* begin Data shown *
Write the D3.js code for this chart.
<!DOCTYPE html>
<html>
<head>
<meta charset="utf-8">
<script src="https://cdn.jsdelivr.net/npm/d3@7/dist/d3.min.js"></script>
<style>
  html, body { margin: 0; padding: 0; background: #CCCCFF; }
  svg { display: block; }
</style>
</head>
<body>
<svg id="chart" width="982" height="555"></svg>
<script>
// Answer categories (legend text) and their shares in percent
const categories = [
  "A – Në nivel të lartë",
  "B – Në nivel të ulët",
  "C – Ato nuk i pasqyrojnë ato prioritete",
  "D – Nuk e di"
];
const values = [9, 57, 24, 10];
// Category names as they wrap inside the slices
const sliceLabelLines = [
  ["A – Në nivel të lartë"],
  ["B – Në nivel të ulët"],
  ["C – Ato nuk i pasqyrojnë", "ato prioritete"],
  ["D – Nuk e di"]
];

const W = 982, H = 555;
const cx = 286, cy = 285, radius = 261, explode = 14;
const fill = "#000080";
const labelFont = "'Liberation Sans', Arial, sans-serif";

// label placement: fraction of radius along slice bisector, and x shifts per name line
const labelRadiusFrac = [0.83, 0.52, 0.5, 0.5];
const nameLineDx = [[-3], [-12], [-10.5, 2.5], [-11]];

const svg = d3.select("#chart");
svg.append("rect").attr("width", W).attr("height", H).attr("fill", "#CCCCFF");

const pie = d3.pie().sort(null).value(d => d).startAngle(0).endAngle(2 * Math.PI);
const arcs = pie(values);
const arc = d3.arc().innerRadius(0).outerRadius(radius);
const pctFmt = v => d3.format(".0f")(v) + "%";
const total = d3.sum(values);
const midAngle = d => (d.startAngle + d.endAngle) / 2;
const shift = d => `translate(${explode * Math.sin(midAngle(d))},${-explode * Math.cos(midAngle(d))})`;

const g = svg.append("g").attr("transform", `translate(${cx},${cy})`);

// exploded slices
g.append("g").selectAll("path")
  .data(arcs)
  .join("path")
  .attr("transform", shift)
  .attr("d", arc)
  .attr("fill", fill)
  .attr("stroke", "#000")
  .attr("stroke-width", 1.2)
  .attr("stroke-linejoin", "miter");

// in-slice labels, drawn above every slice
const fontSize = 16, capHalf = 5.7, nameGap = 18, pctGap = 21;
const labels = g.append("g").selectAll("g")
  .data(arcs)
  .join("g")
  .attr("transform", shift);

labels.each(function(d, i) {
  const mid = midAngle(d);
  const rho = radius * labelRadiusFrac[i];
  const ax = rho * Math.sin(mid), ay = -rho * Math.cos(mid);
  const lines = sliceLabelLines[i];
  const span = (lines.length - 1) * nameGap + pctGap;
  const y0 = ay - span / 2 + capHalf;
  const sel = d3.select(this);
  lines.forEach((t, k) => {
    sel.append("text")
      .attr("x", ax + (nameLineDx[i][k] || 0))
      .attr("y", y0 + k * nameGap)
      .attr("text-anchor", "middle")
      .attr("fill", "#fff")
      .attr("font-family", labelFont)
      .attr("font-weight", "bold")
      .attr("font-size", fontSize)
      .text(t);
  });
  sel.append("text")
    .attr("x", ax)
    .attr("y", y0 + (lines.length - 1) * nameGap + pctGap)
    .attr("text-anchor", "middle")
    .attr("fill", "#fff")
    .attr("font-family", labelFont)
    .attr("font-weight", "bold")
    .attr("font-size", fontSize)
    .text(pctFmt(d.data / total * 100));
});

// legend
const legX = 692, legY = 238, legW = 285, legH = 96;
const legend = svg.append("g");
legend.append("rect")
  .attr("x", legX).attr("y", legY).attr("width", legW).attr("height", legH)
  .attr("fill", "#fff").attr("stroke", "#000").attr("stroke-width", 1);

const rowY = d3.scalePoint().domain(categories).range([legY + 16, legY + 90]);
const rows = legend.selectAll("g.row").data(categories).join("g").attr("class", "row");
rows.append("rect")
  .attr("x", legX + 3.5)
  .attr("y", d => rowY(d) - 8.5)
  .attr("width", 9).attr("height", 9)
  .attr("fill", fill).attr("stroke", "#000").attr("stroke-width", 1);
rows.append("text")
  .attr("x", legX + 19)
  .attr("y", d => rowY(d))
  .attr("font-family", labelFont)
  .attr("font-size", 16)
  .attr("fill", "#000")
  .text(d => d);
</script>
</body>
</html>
* end Data shown *
**Instructions for the task**. Write the data back out verbatim.

**Task answer**.
Write the D3.js code for this chart.
<!DOCTYPE html>
<html>
<head>
<meta charset="utf-8">
<script src="https://cdn.jsdelivr.net/npm/d3@7/dist/d3.min.js"></script>
<style>
  html, body { margin: 0; padding: 0; background: #CCCCFF; }
  svg { display: block; }
</style>
</head>
<body>
<svg id="chart" width="982" height="555"></svg>
<script>
// Answer categories (legend text) and their shares in percent
const categories = [
  "A – Në nivel të lartë",
  "B – Në nivel të ulët",
  "C – Ato nuk i pasqyrojnë ato prioritete",
  "D – Nuk e di"
];
const values = [9, 57, 24, 10];
// Category names as they wrap inside the slices
const sliceLabelLines = [
  ["A – Në nivel të lartë"],
  ["B – Në nivel të ulët"],
  ["C – Ato nuk i pasqyrojnë", "ato prioritete"],
  ["D – Nuk e di"]
];

const W = 982, H = 555;
const cx = 286, cy = 285, radius = 261, explode = 14;
const fill = "#000080";
const labelFont = "'Liberation Sans', Arial, sans-serif";

// label placement: fraction of radius along slice bisector, and x shifts per name line
const labelRadiusFrac = [0.83, 0.52, 0.5, 0.5];
const nameLineDx = [[-3], [-12], [-10.5, 2.5], [-11]];

const svg = d3.select("#chart");
svg.append("rect").attr("width", W).attr("height", H).attr("fill", "#CCCCFF");

const pie = d3.pie().sort(null).value(d => d).startAngle(0).endAngle(2 * Math.PI);
const arcs = pie(values);
const arc = d3.arc().innerRadius(0).outerRadius(radius);
const pctFmt = v => d3.format(".0f")(v) + "%";
const total = d3.sum(values);
const midAngle = d => (d.startAngle + d.endAngle) / 2;
const shift = d => `translate(${explode * Math.sin(midAngle(d))},${-explode * Math.cos(midAngle(d))})`;

const g = svg.append("g").attr("transform", `translate(${cx},${cy})`);

// exploded slices
g.append("g").selectAll("path")
  .data(arcs)
  .join("path")
  .attr("transform", shift)
  .attr("d", arc)
  .attr("fill", fill)
  .attr("stroke", "#000")
  .attr("stroke-width", 1.2)
  .attr("stroke-linejoin", "miter");

// in-slice labels, drawn above every slice
const fontSize = 16, capHalf = 5.7, nameGap = 18, pctGap = 21;
const labels = g.append("g").selectAll("g")
  .data(arcs)
  .join("g")
  .attr("transform", shift);

labels.each(function(d, i) {
  const mid = midAngle(d);
  const rho = radius * labelRadiusFrac[i];
  const ax = rho * Math.sin(mid), ay = -rho * Math.cos(mid);
  const lines = sliceLabelLines[i];
  const span = (lines.length - 1) * nameGap + pctGap;
  const y0 = ay - span / 2 + capHalf;
  const sel = d3.select(this);
  lines.forEach((t, k) => {
    sel.append("text")
      .attr("x", ax + (nameLineDx[i][k] || 0))
      .attr("y", y0 + k * nameGap)
      .attr("text-anchor", "middle")
      .attr("fill", "#fff")
      .attr("font-family", labelFont)
      .attr("font-weight", "bold")
      .attr("font-size", fontSize)
      .text(t);
  });
  sel.append("text")
    .attr("x", ax)
    .attr("y", y0 + (lines.length - 1) * nameGap + pctGap)
    .attr("text-anchor", "middle")
    .attr("fill", "#fff")
    .attr("font-family", labelFont)
    .attr("font-weight", "bold")
    .attr("font-size", fontSize)
    .text(pctFmt(d.data / total * 100));
});

// legend
const legX = 692, legY = 238, legW = 285, legH = 96;
const legend = svg.append("g");
legend.append("rect")
  .attr("x", legX).attr("y", legY).attr("width", legW).attr("height", legH)
  .attr("fill", "#fff").attr("stroke", "#000").attr("stroke-width", 1);

const rowY = d3.scalePoint().domain(categories).range([legY + 16, legY + 90]);
const rows = legend.selectAll("g.row").data(categories).join("g").attr("class", "row");
rows.append("rect")
  .attr("x", legX + 3.5)
  .attr("y", d => rowY(d) - 8.5)
  .attr("width", 9).attr("height", 9)
  .attr("fill", fill).attr("stroke", "#000").attr("stroke-width", 1);
rows.append("text")
  .attr("x", legX + 19)
  .attr("y", d => rowY(d))
  .attr("font-family", labelFont)
  .attr("font-size", 16)
  .attr("fill", "#000")
  .text(d => d);
</script>
</body>
</html>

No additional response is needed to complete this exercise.